Given $N$ slots and $S$ objects to fill those slots, how many ways are there to fill the slots such that no two objects are adjacent.

Question

Given $N$ slots and $S$ objects to fill those slots, how many ways are there to fill the slots such that no two objects are adjacent?

I can't see a general pattern for this. If I take $N=7$ and $S = 3$, and let represent a slot as filled or empty as $1$ or $0$, respectively, I can represent the problem as a bitstring.

In the case above, when placing the first bit at the end: There are $2$ slots to place the first bit, pick one such that $1000000$. Now there are $5$ remaining slots to place the second bit, pick one such that $1010000$ and there are three remaining slots for the final bit.
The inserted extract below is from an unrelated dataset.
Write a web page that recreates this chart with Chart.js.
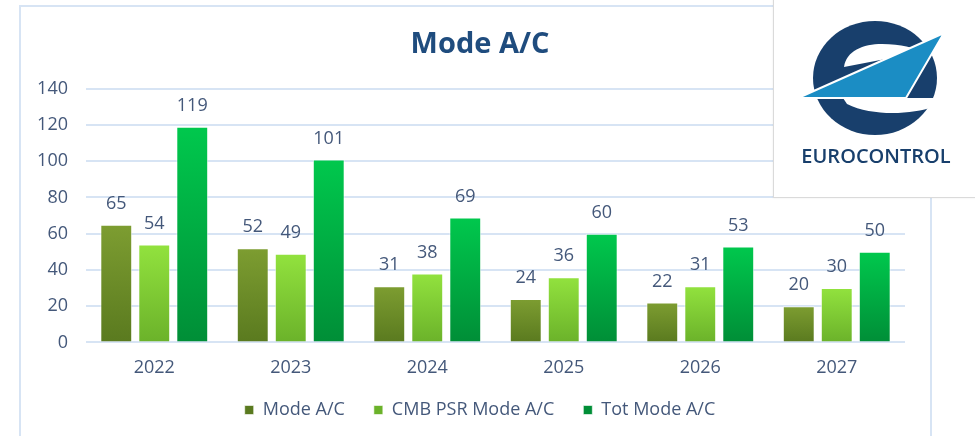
<!DOCTYPE html>
<html>
<head>
<meta charset="utf-8">
<script src="https://cdn.jsdelivr.net/npm/chart.js@4.4.0/dist/chart.umd.min.js"></script>
<style>
  html, body { margin: 0; padding: 0; background: #fff; }
  #wrap { position: relative; width: 975px; height: 436px; overflow: hidden; }
  #frame { position: absolute; left: 19px; top: 5px; width: 909px; height: 470px; border: 2px solid #d7e4f4; }
  #chart { position: absolute; left: 0; top: 0; }
  #logo { position: absolute; left: 773px; top: -2px; width: 201px; height: 198px; background: #fff;
          border: 1px solid #dadada; box-shadow: 0 0 2px rgba(0,0,0,0.08); }
</style>
</head>
<body>
<div id="wrap">
  <div id="frame"></div>
  <canvas id="chart" width="975" height="436"></canvas>
  <div id="logo">
    <svg width="201" height="198" viewBox="773 -2 201 198">
      <ellipse cx="874" cy="77" rx="62" ry="57" fill="#183f6c"/>
      <path d="M 843 66 C 845 50, 862 43, 881 43 C 900 43, 914 47, 921 51 Z" fill="#fff"/>
      <path d="M 842 97 L 945 97 L 945 106 L 932 106 C 912 113, 872 116, 846 103 Z" fill="#fff"/>
      <path d="M 797 97 L 943 32 L 905 97 Z" fill="#1b8dc4" stroke="#fff" stroke-width="2" stroke-linejoin="miter"/>
      <text x="875" y="162" text-anchor="middle" font-family="Open Sans" font-weight="600" font-size="20" fill="#183f6c">EUROCONTROL</text>
    </svg>
  </div>
</div>
<script>
'use strict';
let years = ['2022', '2023', '2024', '2025', '2026', '2027'];
let modeAC = [65, 52, 31, 24, 22, 20];
let cmbPsrModeAC = [54, 49, 38, 36, 31, 30];
let totModeAC = [119, 101, 69, 60, 53, 50];
let yTicks = [0, 20, 40, 60, 80, 100, 120, 140];
let seriesNames = ['Mode A/C', 'CMB PSR Mode A/C', 'Tot Mode A/C'];

let textColor = '#44587a';

function barGradient(top, bottom, flat){
    return function(ctx){
        let chart = ctx.chart;
        let y = chart.scales.y;
        if (ctx.type !== 'data' || !y) return flat;
        let yTop = y.getPixelForValue(ctx.raw);
        let yBot = y.getPixelForValue(0);
        if (!isFinite(yTop) || !isFinite(yBot) || yTop === yBot) return flat;
        let g = chart.ctx.createLinearGradient(0, yTop, 0, yBot);
        g.addColorStop(0, top);
        g.addColorStop(1, bottom);
        return g;
    };
}

// value labels above the bars
let valueLabels = {
    id: 'valueLabels',
    afterDatasetsDraw(chart){
        let c = chart.ctx;
        c.save();
        c.font = '18px "Open Sans"';
        c.fillStyle = textColor;
        c.textAlign = 'center';
        c.textBaseline = 'middle';
        chart.data.datasets.forEach(function(ds, i){
            let meta = chart.getDatasetMeta(i);
            meta.data.forEach(function(bar, j){
                c.fillText(ds.data[j], bar.x, bar.y - 21);
            });
        });
        c.restore();
    }
};

let ctx = document.getElementById('chart').getContext('2d');
let myChart = new Chart(ctx, {
    type: 'bar',
    data: {
        labels: years,
        datasets: [{
            label: seriesNames[0],
            data: modeAC,
            backgroundColor: barGradient('#7d9d31', '#5a7a1f', '#6a8a27'),
            borderColor: 'rgba(255,255,255,0.6)',
            borderWidth: 1
        }, {
            label: seriesNames[1],
            data: cmbPsrModeAC,
            backgroundColor: barGradient('#92e23e', '#6bb22a', '#82cc35'),
            borderColor: 'rgba(255,255,255,0.6)',
            borderWidth: 1
        }, {
            label: seriesNames[2],
            data: totModeAC,
            backgroundColor: barGradient('#00c84d', '#008e37', '#00ad42'),
            borderColor: 'rgba(255,255,255,0.6)',
            borderWidth: 1
        }]
    },
    options: {
        responsive: false,
        animation: false,
        barPercentage: 0.84,
        categoryPercentage: 0.835,
        layout: {
            padding: { left: 20, right: 35, top: 14, bottom: 7 }
        },
        scales: {
            x: {
                grid: { display: false },
                border: { display: false },
                ticks: {
                    color: textColor,
                    font: { family: 'Open Sans', size: 18 },
                    padding: 7
                }
            },
            y: {
                min: 0,
                max: 140,
                afterBuildTicks: function(axis){
                    axis.ticks = yTicks.map(function(v){ return { value: v }; });
                },
                afterFit: function(axis){ axis.width = 66; },
                grid: { color: '#d7e4f4', lineWidth: 2, drawTicks: false },
                border: { display: false },
                ticks: {
                    color: textColor,
                    font: { family: 'Open Sans', size: 18 },
                    padding: 18
                }
            },
            yr: {
                position: 'right',
                display: true,
                grid: { display: false },
                border: { display: false },
                ticks: { display: false },
                afterFit: function(axis){ axis.width = 35; }
            }
        },
        plugins: {
            title: {
                display: true,
                text: 'Mode A/C',
                color: '#1f4c7e',
                font: { family: 'Open Sans', size: 29, weight: 'bold' },
                padding: { top: 13, bottom: 27 }
            },
            legend: {
                position: 'bottom',
                labels: {
                    color: textColor,
                    font: { family: 'Open Sans', size: 18 },
                    boxWidth: 9,
                    boxHeight: 9,
                    padding: 15,
                    generateLabels: function(chart){
                        let items = Chart.defaults.plugins.legend.labels.generateLabels(chart);
                        items.forEach(function(item, i){
                            if (i < items.length - 1) item.text = item.text + '   ';
                        });
                        return items;
                    }
                }
            },
            tooltip: { enabled: false }
        }
    },
    plugins: [valueLabels]
});
</script>
</body>
</html>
Hence we have $7 \cdot 5 \cdot 3$ ways.

However, when placing the first bit in the middle: There are $5$ possible ways to place the first bit, pick one such that $0100000$. There are now $4$ ways to place the second bit, pick one $0100100$. There is now one place for the final bit ($0100101$) such that there are $5 \cdot 4$ ways in this instance when placing the first bit at the aforementioned location (there are other outcomes further).

Is there a general pattern?

Answer 1

Method 1: Let's work with your bit string idea. Notice that each $1$ except the last must be immediately be followed by a $0$. For your example of three objects in seven slots, we would then have to count arrangements of $10, 10, 1, 0, 0$ in which the solitary $1$ must follow both $10$s. Doing so would force us to do casework. We can avoid that by appending an extra $0$ to the string, so we have to arrange $10, 10, 10, 0, 0$. Notice that no matter how we arrange the five objects, the final digit will be a $0$. Thus, the number of strings of length $8$ ending with $0$ in which no two of the three $1$s are consecutive is equal to the number of bit strings of length $7$ in which no two of the three $1$s are consecutive since there is only one way to fill the final slot. Treating each $10$ as a single object gives us five positions to fill. Choosing which three of them will be filled with $10$s completely determines the string. For instance, if we fill the first three slots with $10$s, we obtain $$10101000$$ which is equivalent to the string $1010100$, while if we fill the second, fourth, and fifth slots with $10$s, we obtain $$01001010$$ which is equivalent to the string $0100101$. The number of such strings is $\binom{5}{3}$ since we must select which three of the five positions will be filled with $10$s.

More generally, if we have $k$ objects to place in $n$ slots, we add an extra $0$ so that we can form a bit string of length $n + 1$ consisting of $k$ $10$s and $n + 1 - 2k$ $0$s. Then no two of the $1$s will be consecutive. The number of such bit strings is $$\binom{n + 1 - 2k + k}{k} = \binom{n - k + 1}{k}$$ since we must choose which $k$ of the $n - k + 1$ positions required for $k$ $10$s and $n + 1 - 2k$ $0$s will be filled with $10$s.

Method 2: Let's consider your example of three $1$s and four $0$s again. Place the four $0$s in a row. This creates five spaces, three between successive $1$s and two at the ends of the row. $$\square 0 \square 0 \square 0 \square 0 \square$$ To separate the ones, we must choose three of these five spaces in which to place the ones. If we choose the first three spaces, we obtain $$1010100$$ If we instead choose the second, fourth, and fifth spaces, we obtain $$0100101$$ The number of such choices is $\binom{5}{3}$.

More generally, if we have $k$ objects to place in $n$ slots, we form a bit string with $k$ $1$s and $n - k$ $0$s. We place the $n - k$ $0$s in a row, which creates $n - k + 1$ spaces in which we can insert the $1$s, $n - k - 1$ spaces between successive zeros and two at the ends of the row. To separate the $1$s, we must choose $k$ of these $n - k + 1$ spaces in which to place a $1$, which yields $$\binom{n - k + 1}{k}$$ which agrees with the answer we obtained above.